▶ Brief:
Retype exactly what runs from the first line of the data to the line with "5.72, 5.75];", keeping both of those lines and skipping pictures.

▶ Source data:
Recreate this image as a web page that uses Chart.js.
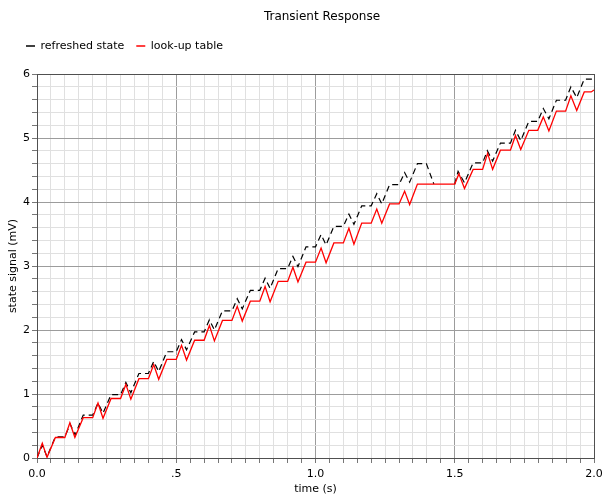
<!DOCTYPE html>
<html>
<head>
<meta charset="utf-8">
<title>Transient Response</title>
<script src="https://cdn.jsdelivr.net/npm/chart.js@4.4.1/dist/chart.umd.min.js"></script>
<style>
    html, body { margin: 0; padding: 0; background: #fff; }
    #wrap { width: 604px; height: 494px; }
</style>
</head>
<body>
<div id="wrap"><canvas id="chart" width="604" height="494"></canvas></div>
<script>
// corner points (time in s, signal in mV)
const lutTime = [0, 0.019, 0.036, 0.066, 0.1, 0.118, 0.136, 0.166, 0.2, 0.219, 0.237, 0.266, 0.3,
    0.319, 0.337, 0.366, 0.4, 0.419, 0.437, 0.466, 0.5, 0.519, 0.537, 0.566, 0.6, 0.619, 0.637, 0.666, 0.7,
    0.719, 0.737, 0.766, 0.8, 0.819, 0.837, 0.866, 0.9, 0.919, 0.937, 0.966, 1.0, 1.02, 1.038, 1.066, 1.1,
    1.12, 1.138, 1.166, 1.2, 1.22, 1.238, 1.266, 1.3, 1.32, 1.338, 1.366, 1.5, 1.515, 1.535, 1.566, 1.6,
    1.618, 1.636, 1.664, 1.7, 1.718, 1.737, 1.766, 1.798, 1.818, 1.838, 1.865, 1.898, 1.917, 1.938, 1.965,
    1.99, 2.0];
const lutValue = [0, 0.23, 0.01, 0.32, 0.32, 0.55, 0.32, 0.63, 0.63, 0.86, 0.62, 0.93, 0.93,
    1.15, 0.92, 1.24, 1.24, 1.46, 1.23, 1.54, 1.54, 1.76, 1.53, 1.84, 1.84, 2.07, 1.83, 2.15, 2.15,
    2.37, 2.14, 2.45, 2.45, 2.68, 2.44, 2.76, 2.76, 2.98, 2.75, 3.06, 3.06, 3.28, 3.05, 3.36, 3.36,
    3.59, 3.34, 3.67, 3.67, 3.89, 3.67, 3.97, 3.97, 4.17, 3.96, 4.28, 4.28, 4.44, 4.21, 4.51, 4.51,
    4.76, 4.51, 4.81, 4.81, 5.04, 4.82, 5.12, 5.12, 5.33, 5.11, 5.42, 5.42, 5.66, 5.43, 5.72,
    5.72, 5.75];

// refreshed state: drops onto the look-up table after 1.4 s (hidden under it), so broken there
const refTime = [0, 0.019, 0.036, 0.066, 0.1, 0.119, 0.137, 0.166, 0.2, 0.219, 0.237, 0.266, 0.3,
    0.319, 0.337, 0.366, 0.4, 0.419, 0.437, 0.466, 0.5, 0.519, 0.537, 0.566, 0.6, 0.619, 0.637, 0.666, 0.7,
    0.719, 0.737, 0.766, 0.8, 0.819, 0.837, 0.866, 0.9, 0.919, 0.937, 0.966, 1.0, 1.02, 1.038, 1.066, 1.1,
    1.12, 1.138, 1.166, 1.2, 1.22, 1.238, 1.266, 1.3, 1.32, 1.338, 1.366, 1.398, 1.425, 1.46, 1.5,
    1.512, 1.535, 1.566, 1.6, 1.617, 1.636, 1.664, 1.7, 1.718, 1.737, 1.766, 1.798, 1.818, 1.838, 1.865,
    1.898, 1.917, 1.938, 1.965, 2.0];
const refValue = [0, 0.2, 0.02, 0.33, 0.33, 0.53, 0.36, 0.67, 0.67, 0.86, 0.70, 0.99, 0.99,
    1.18, 1.02, 1.32, 1.32, 1.51, 1.35, 1.66, 1.66, 1.85, 1.69, 1.97, 1.97, 2.16, 2.00, 2.30, 2.30,
    2.49, 2.33, 2.62, 2.62, 2.81, 2.65, 2.96, 2.96, 3.15, 2.99, 3.30, 3.30, 3.49, 3.33, 3.62, 3.62,
    3.81, 3.65, 3.94, 3.94, 4.13, 3.97, 4.27, 4.27, 4.46, 4.31, 4.60, 4.60, 4.28, null, 4.28,
    4.48, 4.30, 4.61, 4.61, 4.80, 4.64, 4.92, 4.92, 5.12, 4.96, 5.26, 5.26, 5.46, 5.30, 5.59,
    5.59, 5.80, 5.63, 5.92, 5.92];

const xTickLabels = ["0.0", ".5", "1.0", "1.5", "2.0"];
const yTickLabels = ["0", "1", "2", "3", "4", "5", "6"];

const FONT = "'DejaVu Sans', sans-serif";
const MAJOR = "#9c9c9c";
const MINOR = "#e0e0e0";

const onStep = (v, step) => Math.abs(v / step - Math.round(v / step)) < 1e-6;
const toPoints = (xs, ys) => xs.map((x, i) => ({ x, y: ys[i] }));

// dark frame round the plot; legend and title nudged right like the original
const framePlugin = {
    id: "frame",
    afterLayout(chart) {
        chart.legend.left += 14;
        chart.legend.right += 14;
        chart.titleBlock.left += 25;
        chart.titleBlock.right += 25;
    },
    beforeDatasetsDraw(chart) {
        const { ctx, chartArea: a } = chart;
        const l = Math.round(a.left - 0.5) + 0.5, r = Math.round(a.right - 0.5) + 0.5;
        const t = Math.round(a.top - 0.5) + 0.5, b = Math.round(a.bottom - 0.5) + 0.5;
        ctx.save();
        ctx.strokeStyle = "#505050";
        ctx.lineWidth = 1;
        ctx.strokeRect(l, t, r - l, b - t);
        ctx.restore();
    }
};

new Chart(document.getElementById("chart"), {
    type: "line",
    data: {
        datasets: [{
            label: "refreshed state",
            data: toPoints(refTime, refValue),
            borderColor: "#000",
            borderWidth: 1.2,
            borderDash: [6, 4],
            pointRadius: 0,
            tension: 0,
            spanGaps: false,
            order: 1
        },
        {
            label: "look-up table",
            data: toPoints(lutTime, lutValue),
            borderColor: "#ff0000",
            borderWidth: 1.3,
            pointRadius: 0,
            tension: 0,
            order: 0
        }]
    },
    options: {
        responsive: false,
        animation: false,
        devicePixelRatio: 1,
        events: [],
        layout: { padding: { left: 0, right: 10, top: 0, bottom: 0 } },
        plugins: {
            title: {
                display: true,
                text: "Transient Response",
                color: "#000",
                font: { family: FONT, size: 12, weight: "normal" },
                padding: { top: 10, bottom: 4 }
            },
            subtitle: {
                // empty spacer between legend and plot
                display: true,
                text: "",
                weight: 500,
                font: { family: FONT, size: 11, lineHeight: "12.6px" },
                padding: 0
            },
            legend: {
                position: "top",
                align: "start",
                reverse: true,
                labels: {
                    usePointStyle: true,
                    pointStyleWidth: 9,
                    padding: 12,
                    color: "#000",
                    font: { family: FONT, size: 11 },
                    generateLabels(chart) {
                        return Chart.defaults.plugins.legend.labels.generateLabels(chart)
                            .map(item => Object.assign(item, { lineDash: [], pointStyle: "line", lineWidth: 1.5 }));
                    }
                }
            },
            tooltip: { enabled: false }
        },
        scales: {
            x: {
                type: "linear",
                min: 0,
                max: 2,
                afterFit(scale) {
                    scale.height = 36;
                    scale.paddingLeft = 0;
                    scale.paddingRight = 9;
                },
                ticks: {
                    stepSize: 0.05,
                    autoSkip: false,
                    maxRotation: 0,
                    padding: 5,
                    color: "#000",
                    font: { family: FONT, size: 11 },
                    callback: v => onStep(v, 0.5) ? xTickLabels[Math.round(v / 0.5)] : ""
                },
                grid: {
                    color: c => onStep(c.tick.value, 0.5) ? MAJOR : MINOR,
                    tickColor: "#777",
                    tickLength: 5
                },
                border: { color: "#505050" },
                title: {
                    display: true,
                    text: "time (s)",
                    color: "#000",
                    font: { family: FONT, size: 11 },
                    padding: { top: 0, bottom: -1.5 }
                }
            },
            y: {
                min: 0,
                max: 6,
                afterFit(scale) { scale.width = 37; },
                ticks: {
                    stepSize: 0.2,
                    autoSkip: false,
                    padding: 2,
                    color: "#000",
                    font: { family: FONT, size: 11 },
                    callback: v => onStep(v, 1) ? yTickLabels[Math.round(v)] : ""
                },
                grid: {
                    color: c => onStep(c.tick.value, 1) ? MAJOR : MINOR,
                    tickColor: "#777",
                    tickLength: 5
                },
                border: { color: "#505050" },
                title: {
                    display: true,
                    text: "state signal (mV)",
                    color: "#000",
                    font: { family: FONT, size: 11 },
                    padding: { top: 7, bottom: 0 }
                }
            }
        }
    },
    plugins: [framePlugin]
});
</script>
</body>
</html>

▶ Task answer:
Recreate this image as a web page that uses Chart.js.
<!DOCTYPE html>
<html>
<head>
<meta charset="utf-8">
<title>Transient Response</title>
<script src="https://cdn.jsdelivr.net/npm/chart.js@4.4.1/dist/chart.umd.min.js"></script>
<style>
    html, body { margin: 0; padding: 0; background: #fff; }
    #wrap { width: 604px; height: 494px; }
</style>
</head>
<body>
<div id="wrap"><canvas id="chart" width="604" height="494"></canvas></div>
<script>
// corner points (time in s, signal in mV)
const lutTime = [0, 0.019, 0.036, 0.066, 0.1, 0.118, 0.136, 0.166, 0.2, 0.219, 0.237, 0.266, 0.3,
    0.319, 0.337, 0.366, 0.4, 0.419, 0.437, 0.466, 0.5, 0.519, 0.537, 0.566, 0.6, 0.619, 0.637, 0.666, 0.7,
    0.719, 0.737, 0.766, 0.8, 0.819, 0.837, 0.866, 0.9, 0.919, 0.937, 0.966, 1.0, 1.02, 1.038, 1.066, 1.1,
    1.12, 1.138, 1.166, 1.2, 1.22, 1.238, 1.266, 1.3, 1.32, 1.338, 1.366, 1.5, 1.515, 1.535, 1.566, 1.6,
    1.618, 1.636, 1.664, 1.7, 1.718, 1.737, 1.766, 1.798, 1.818, 1.838, 1.865, 1.898, 1.917, 1.938, 1.965,
    1.99, 2.0];
const lutValue = [0, 0.23, 0.01, 0.32, 0.32, 0.55, 0.32, 0.63, 0.63, 0.86, 0.62, 0.93, 0.93,
    1.15, 0.92, 1.24, 1.24, 1.46, 1.23, 1.54, 1.54, 1.76, 1.53, 1.84, 1.84, 2.07, 1.83, 2.15, 2.15,
    2.37, 2.14, 2.45, 2.45, 2.68, 2.44, 2.76, 2.76, 2.98, 2.75, 3.06, 3.06, 3.28, 3.05, 3.36, 3.36,
    3.59, 3.34, 3.67, 3.67, 3.89, 3.67, 3.97, 3.97, 4.17, 3.96, 4.28, 4.28, 4.44, 4.21, 4.51, 4.51,
    4.76, 4.51, 4.81, 4.81, 5.04, 4.82, 5.12, 5.12, 5.33, 5.11, 5.42, 5.42, 5.66, 5.43, 5.72,
    5.72, 5.75];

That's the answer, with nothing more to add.